Lawmakers seek to buy silence of Beydoun critics

Lawmakers are hoping to mitigate some of the outrage over a $20 million grant awarded to Democratic crony Fay Beydoun by throwing good money after bad. It’s a very questionable idea that risks making the situation worse.

Beydoun is the appointee of Gov. Gretchen Whitmer, who was given a state grant even before she formed a business to administer it, and without any apparent scrutiny for how the money would be spent.

The pork barrel giveaway exploded after The Detroit News reported Beydoun used some of the cash to buy a $4,500 coffeemaker, a first-class ticket to Budapest and $400,000 in salary for herself and a staffer.

The public anger has prompted the Legislature to try to get the Michigan Economic Development Corp. to block the second $10 million payment. Beydoun was a Whitmer-appointed board member of the MEDC at the time she got the state money.

Among the loudest objections to the grant came from the American Arab Chamber of Commerce in Dearborn, where Beydoun was executive director at the time she was lobbying the Legislature for the grant.

Officials at the chamber felt double-crossed. They contend they were working with Beydoun to secure the state funding to support their organization, but she cut them out when she went to the Legislature.

Instead of bringing the money home to the chamber, Beydoun secured the grant and then formed her own company, Global Link, to spend it. At the time of the award, Global Link had no business plan and there were no clear expectations set for what it would deliver. Ostensibly, Beydoun was to use the money to lure foreign investment to the state.

Now, Democratic lawmakers are proposing soothing the American Arab chamber by cutting it a check for $3 million from the Department of Labor and Economic Opportunity (LEO) budget.

In a repeat of the sloppiness of the Beydoun grant, the one to the American Arab chamber also includes few specifics on how it will be used.

All appearances suggest this is hush money to quiet the chamber’s complaints of being mistreated by Beydoun and the Legislature.

The idea of an additional grant for the chamber was floated following a meeting between the business group and Rep. Will Snyder, the Democrat who leads the House LEO budget.
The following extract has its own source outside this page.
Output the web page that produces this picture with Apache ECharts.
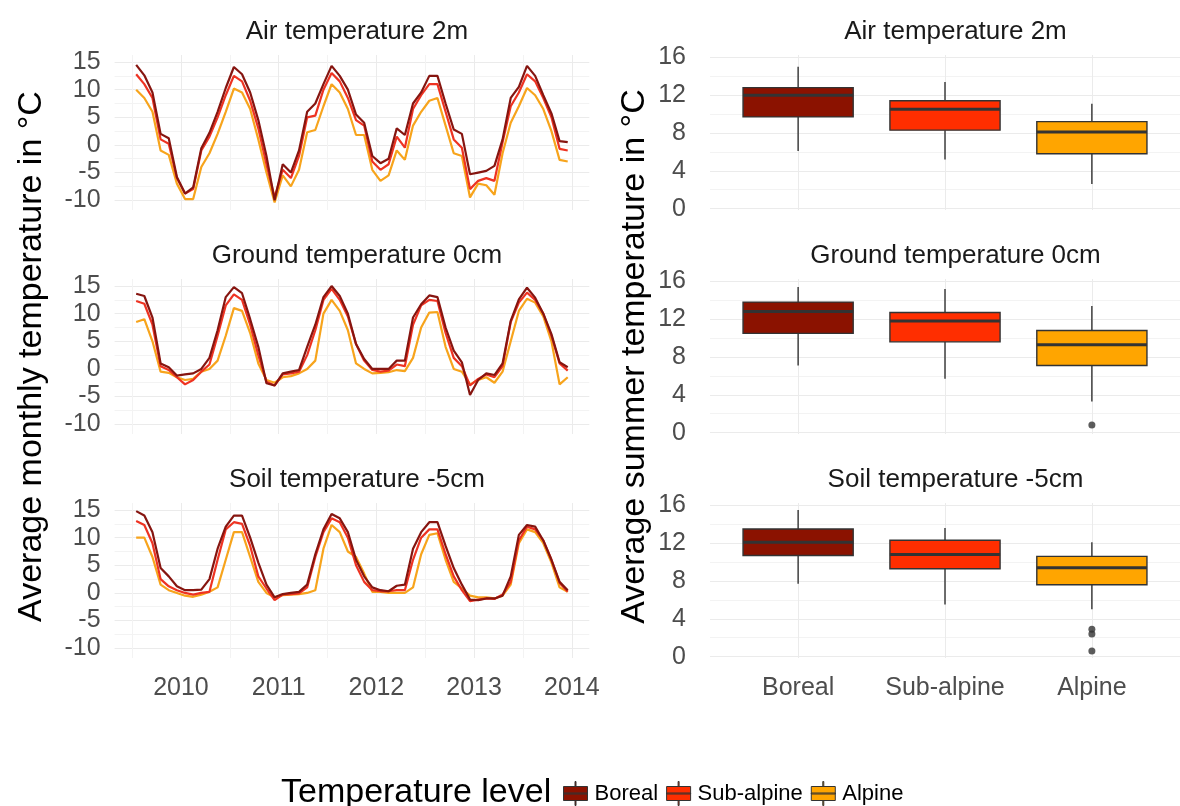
<!DOCTYPE html>
<html>
<head>
<meta charset="utf-8">
<script src="https://cdn.jsdelivr.net/npm/echarts@6/dist/echarts.min.js"></script>
<style>
  html, body { margin: 0; padding: 0; background: #ffffff; }
  #chart { width: 1180px; height: 806px; }
</style>
</head>
<body>
<div id="chart"></div>
<script>
// Temperature levels and their colours
const levels = ['Boreal', 'Sub-alpine', 'Alpine'];
const fillColors = ['#8B1200', '#FF2E00', '#FFA500'];
const lineColors = ['#861510', '#EE3322', '#F7A41C'];
const panelTitles = ['Air temperature 2m', 'Ground temperature 0cm', 'Soil temperature -5cm'];

// Monthly series run from July 2009 to December 2013
const startYear = 2009;
const startMonthIndex = 6; // July (0-based)
const monthCount = 54;
const yearLabels = [2010, 2011, 2012, 2013, 2014];
const yearGridValues = [2009.5, 2010, 2010.5, 2011, 2011.5, 2012, 2012.5, 2013, 2013.5, 2014];
const monthlyTickLabels = [-10, -5, 0, 5, 10, 15];
const monthlyGridValues = [-10, -7.5, -5, -2.5, 0, 2.5, 5, 7.5, 10, 12.5, 15];
const summerTickLabels = [0, 4, 8, 12, 16];
const summerGridValues = [0, 2, 4, 6, 8, 10, 12, 14, 16];

// Average monthly temperature (°C) — air 2 m
const airBoreal = [14.5,12.6,9.5,2.0,1.2,-5.8,-8.8,-7.7,-0.6,2.2,6.0,10.3,14.1,12.8,9.5,4.5,-2.0,-10.0,-3.5,-5.0,-1.0,6.0,7.5,11.0,14.3,12.5,10.0,5.5,4.0,-2.0,-3.3,-2.5,3.0,1.8,7.5,9.5,12.5,12.5,7.5,2.8,2.0,-5.3,-5.0,-4.7,-3.8,1.0,8.5,10.5,14.3,12.5,9.0,5.7,0.7,0.5];
const airSubalpine = [12.8,11.0,8.5,1.0,0.2,-6.0,-8.8,-8.0,-1.0,1.5,5.0,9.0,12.5,11.5,8.0,3.0,-3.5,-9.5,-4.5,-6.0,-2.0,5.0,5.3,10.0,13.0,11.5,8.5,4.5,3.5,-3.0,-4.5,-3.5,1.5,-0.5,6.5,9.0,11.0,11.0,6.0,1.0,-0.5,-8.0,-6.5,-6.0,-6.5,0.5,7.0,9.5,12.8,11.5,8.5,5.0,-0.7,-1.0];
const airAlpine = [10.0,8.5,6.0,-1.0,-1.8,-7.0,-9.8,-9.8,-4.0,-1.5,2.0,6.0,10.2,9.5,6.5,1.0,-5.0,-10.4,-5.5,-7.5,-4.5,2.3,2.7,7.0,11.0,9.5,6.5,1.8,1.8,-4.5,-6.5,-5.5,-1.0,-2.7,3.5,6.0,8.0,8.5,3.5,-1.5,-2.0,-9.5,-7.0,-7.3,-9.0,-1.5,4.0,7.0,10.3,9.0,6.5,2.5,-2.7,-3.0];

// Ground 0 cm
const groundBoreal = [13.6,13.2,9.3,1.0,0.3,-1.2,-1.0,-0.8,0.0,2.0,7.0,13.0,14.8,13.7,9.0,4.0,-2.6,-3.0,-0.8,-0.5,-0.2,4.0,8.0,13.0,15.0,13.2,10.0,4.5,1.8,0.0,0.0,0.0,1.5,1.5,9.3,11.7,13.3,13.0,7.5,3.3,1.2,-4.7,-2.0,-0.8,-1.1,1.0,8.7,12.6,14.7,12.9,10.0,6.3,1.2,0.3];
const groundSubalpine = [12.3,11.8,8.0,0.5,-0.2,-1.5,-2.8,-2.0,-0.5,0.8,6.0,11.5,13.5,12.5,8.0,2.5,-2.3,-3.0,-1.0,-0.8,-0.5,2.5,7.0,12.5,14.5,12.5,9.5,4.5,1.5,-0.2,-0.5,-0.3,0.8,0.5,8.0,11.5,12.5,12.3,6.5,2.0,0.5,-3.0,-1.8,-1.0,-1.5,0.5,8.5,12.0,13.8,12.5,10.0,6.0,1.0,-0.3];
const groundAlpine = [8.5,9.0,5.0,-0.5,-0.7,-1.5,-2.0,-1.8,-0.5,0.0,1.5,6.0,11.0,10.5,6.5,1.0,-2.0,-2.5,-1.5,-1.3,-0.8,0.0,1.5,10.0,12.5,10.5,7.0,1.0,0.0,-0.8,-0.7,-0.6,-0.2,-0.4,2.0,7.5,10.2,10.3,4.0,0.0,-0.5,-2.8,-2.0,-1.5,-2.5,-0.5,5.0,10.5,12.7,12.0,9.5,5.0,-2.8,-1.5];

// Soil -5 cm
const soilBoreal = [14.8,14.0,11.0,4.5,3.0,1.2,0.5,0.5,0.6,2.5,8.0,12.0,14.0,14.0,10.0,5.5,1.5,-0.8,-0.2,0.0,0.2,1.5,7.0,11.5,14.3,13.5,11.0,6.0,3.0,1.0,0.5,0.3,1.3,1.5,8.0,11.0,12.8,12.8,8.5,4.5,1.5,-1.2,-1.3,-1.0,-1.0,-0.5,3.0,10.5,12.3,12.0,9.5,6.0,2.0,0.5];
const soilSubalpine = [13.0,12.3,9.0,2.5,1.2,0.5,0.0,-0.3,0.0,0.2,6.0,11.5,12.8,12.5,8.5,3.0,0.8,-1.3,-0.3,-0.2,-0.1,1.0,6.5,11.0,13.5,12.8,10.0,5.0,2.0,0.5,0.3,0.3,0.5,0.5,6.0,10.0,11.5,11.5,7.0,3.0,0.5,-1.5,-1.2,-1.0,-1.1,-0.3,2.0,9.5,12.0,11.5,9.5,6.0,1.8,0.2];
const soilAlpine = [10.0,10.0,6.5,1.5,0.5,0.0,-0.5,-0.7,-0.3,0.2,1.0,6.0,11.0,11.0,6.5,2.0,0.0,-0.8,-0.4,-0.3,-0.2,0.0,0.5,8.0,12.3,11.0,7.5,6.5,3.5,0.2,0.2,0.0,0.0,0.0,1.0,7.0,10.5,10.8,6.0,2.0,0.8,-0.5,-0.8,-0.8,-1.0,-0.5,1.5,9.0,11.5,11.0,9.0,5.5,1.0,0.2];

// Average summer temperature box statistics: [min, Q1, median, Q3, max]
const airBoxBoreal = [6.1, 9.7, 12.0, 12.8, 15.0];
const airBoxSubalpine = [5.2, 8.3, 10.5, 11.4, 13.4];
const airBoxAlpine = [2.6, 5.8, 8.1, 9.2, 11.1];
const groundBoxBoreal = [7.1, 10.5, 12.8, 13.8, 15.4];
const groundBoxSubalpine = [5.7, 9.6, 11.8, 12.7, 15.2];
const groundBoxAlpine = [3.3, 7.1, 9.3, 10.8, 13.4];
const soilBoxBoreal = [7.7, 10.7, 12.1, 13.5, 15.5];
const soilBoxSubalpine = [5.5, 9.3, 10.8, 12.3, 13.6];
const soilBoxAlpine = [5.0, 7.6, 9.4, 10.6, 12.1];
// Outlying summer means (Alpine)
const groundOutliersAlpine = [0.8];
const soilOutliersAlpine = [2.9, 2.4, 0.6];

const monthlySets = [
  [airBoreal, airSubalpine, airAlpine],
  [groundBoreal, groundSubalpine, groundAlpine],
  [soilBoreal, soilSubalpine, soilAlpine]
];
const boxSets = [
  [airBoxBoreal, airBoxSubalpine, airBoxAlpine],
  [groundBoxBoreal, groundBoxSubalpine, groundBoxAlpine],
  [soilBoxBoreal, soilBoxSubalpine, soilBoxAlpine]
];
const outlierSets = [[], groundOutliersAlpine, soilOutliersAlpine];

// decimal-year position of each month (middle of the month)
const monthPositions = [];
for (let i = 0; i < monthCount; i++) {
  monthPositions.push(startYear + (startMonthIndex + i + 0.5) / 12);
}

const FONT = 'Liberation Sans, Arial, Helvetica, sans-serif';
const GRID_MAJOR = '#EBEBEB';
const GRID_MINOR = '#F3F3F3';
const panelTops = [55, 279, 503];
const titleTops = [14, 238, 462];
const panelHeight = 155;
const leftPanel = { left: 114.6, width: 474.7 };
const rightPanel = { left: 710, width: 481 };

const chart = echarts.init(document.getElementById('chart'), null, { renderer: 'canvas' });

const grids = [], xAxes = [], yAxes = [], series = [], titles = [];
const titleStyle = { fontFamily: FONT, fontSize: 26, fontWeight: 'normal', color: '#1A1A1A' };

panelTitles.forEach((t, p) => {
  // left column: monthly lines
  grids.push({ left: leftPanel.left, width: leftPanel.width, top: panelTops[p], height: panelHeight });
  // right column: summer boxes
  grids.push({ left: rightPanel.left, width: rightPanel.width, top: panelTops[p], height: panelHeight });
  titles.push({ text: t, left: leftPanel.left + leftPanel.width / 2, top: titleTops[p], textAlign: 'center', textStyle: titleStyle });
  titles.push({ text: t, left: rightPanel.left + rightPanel.width / 2, top: titleTops[p], textAlign: 'center', textStyle: titleStyle });
});

const tickText = { fontFamily: FONT, fontSize: 25, color: '#4D4D4D' };

panelTitles.forEach((t, p) => {
  const gl = p * 2, gr = p * 2 + 1;
  const isBottom = p === 2;
  const isMiddle = p === 1;
  // left x (time in decimal years)
  xAxes.push({
    type: 'value', gridIndex: gl, min: 2009.3208, max: 2014.1792,
    axisLine: { show: false },
    axisTick: { show: false, customValues: yearGridValues },
    axisLabel: { show: isBottom, customValues: yearLabels, margin: 18, formatter: v => String(Math.round(v)), ...tickText },
    splitLine: { show: true, lineStyle: { color: [GRID_MINOR, GRID_MAJOR], width: 1 } }
  });
  // right x (levels)
  xAxes.push({
    type: 'value', gridIndex: gr, min: 0.4, max: 3.6,
    axisLine: { show: false },
    axisTick: { show: false, customValues: [1, 2, 3] },
    axisLabel: { show: isBottom, customValues: [1, 2, 3], margin: 18, formatter: v => levels[Math.round(v) - 1], ...tickText },
    splitLine: { show: true, lineStyle: { color: GRID_MAJOR, width: 1 } }
  });
  yAxes.push({
    type: 'value', gridIndex: gl, min: -11.775, max: 16.275,
    name: isMiddle ? 'Average monthly temperature in °C' : '',
    nameLocation: 'middle', nameGap: 66,
    nameTextStyle: { fontFamily: FONT, fontSize: 34, color: '#000000' },
    axisLine: { show: false },
    axisTick: { show: false, customValues: monthlyGridValues },
    axisLabel: { customValues: monthlyTickLabels, margin: 14, ...tickText },
    splitLine: { show: true, lineStyle: { color: [GRID_MAJOR, GRID_MINOR], width: 1 } }
  });
  yAxes.push({
    type: 'value', gridIndex: gr, min: -0.145, max: 16.245,
    name: isMiddle ? 'Average summer temperature in °C' : '',
    nameLocation: 'middle', nameGap: 58,
    nameTextStyle: { fontFamily: FONT, fontSize: 34, color: '#000000' },
    axisLine: { show: false },
    axisTick: { show: false, customValues: summerGridValues },
    axisLabel: { customValues: summerTickLabels, margin: 24, ...tickText },
    splitLine: { show: true, lineStyle: { color: [GRID_MAJOR, GRID_MINOR], width: 1 } }
  });
});

// box-and-whisker drawing in data coordinates
function renderBox(params, api) {
  const x = api.value(0);
  const pMin = api.coord([x, api.value(1)]);
  const pQ1 = api.coord([x, api.value(2)]);
  const pMed = api.coord([x, api.value(3)]);
  const pQ3 = api.coord([x, api.value(4)]);
  const pMax = api.coord([x, api.value(5)]);
  const half = api.size([0.75, 0])[0] / 2;
  const fill = api.visual('color');
  const edge = '#333333';
  return {
    type: 'group',
    children: [
      { type: 'line', shape: { x1: pMax[0], y1: pMax[1], x2: pQ3[0], y2: pQ3[1] }, style: { stroke: edge, lineWidth: 1.4 } },
      { type: 'line', shape: { x1: pQ1[0], y1: pQ1[1], x2: pMin[0], y2: pMin[1] }, style: { stroke: edge, lineWidth: 1.4 } },
      { type: 'rect', shape: { x: pQ3[0] - half, y: pQ3[1], width: half * 2, height: pQ1[1] - pQ3[1] },
        style: { fill: fill, stroke: edge, lineWidth: 1.4 } },
      { type: 'line', shape: { x1: pMed[0] - half, y1: pMed[1], x2: pMed[0] + half, y2: pMed[1] }, style: { stroke: edge, lineWidth: 3 } }
    ]
  };
}

// boxes first so the legend keys take their styling
boxSets.forEach((set, p) => {
  set.forEach((stats, k) => {
    series.push({
      type: 'custom', name: levels[k], xAxisIndex: p * 2 + 1, yAxisIndex: p * 2 + 1,
      renderItem: renderBox,
      itemStyle: { color: fillColors[k] },
      encode: { x: 0, y: [1, 2, 3, 4, 5] },
      data: [[k + 1].concat(stats)],
      silent: true
    });
  });
  if (outlierSets[p].length) {
    series.push({
      type: 'scatter', name: 'outliers', xAxisIndex: p * 2 + 1, yAxisIndex: p * 2 + 1,
      symbolSize: 7, itemStyle: { color: '#333333' },
      data: outlierSets[p].map(v => [3, v]),
      silent: true
    });
  }
});

monthlySets.forEach((set, p) => {
  set.forEach((vals, k) => {
    series.push({
      type: 'line', name: levels[k], xAxisIndex: p * 2, yAxisIndex: p * 2,
      showSymbol: false, symbol: 'none',
      lineStyle: { color: lineColors[k], width: 2.2 },
      itemStyle: { color: lineColors[k] },
      data: vals.map((v, i) => [monthPositions[i], v]),
      silent: true, z: 3 - k
    });
  });
});

titles.push({ text: 'Temperature level', left: 276, top: 771,
  textStyle: { fontFamily: FONT, fontSize: 34, fontWeight: 'normal', color: '#000000' } });

const keyIcon = 'path://M13.5 0h1v5h-1zM2 5h24v14h-24zM2 11.5h24v1h-24zM13.5 19h1v5h-1z';

chart.setOption({
  animation: false,
  backgroundColor: '#ffffff',
  title: titles,
  grid: grids,
  xAxis: xAxes,
  yAxis: yAxes,
  legend: {
    left: 558, top: 776, orient: 'horizontal',
    itemWidth: 28, itemHeight: 24, itemGap: 8,
    selectedMode: false,
    textStyle: { fontFamily: FONT, fontSize: 22, color: '#000000' },
    data: levels.map((n, k) => ({
      name: n, icon: keyIcon,
      itemStyle: { color: fillColors[k], borderColor: '#333333', borderWidth: 1 }
    }))
  },
  series: series
});
</script>
</body>
</html>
Supporters say the money will help expand the chamber’s Tejara innovation hub, created to engage with Arab American entrepreneurs. A year ago, Tejara received $3.4 million from the MEDC.

Before this additional expenditure is approved, lawmakers should scrutinize how the previous money was spent and what results it produced on behalf of taxpayers.

Both the Beydoun grant and the proposed appropriation for the chamber are symptoms of the same problem. Lansing is holding on to too much taxpayer money. That’s creating an environment in which there is no urgency to assure every dollar is spent on essentials and is tracked to assure it is adding value to the state.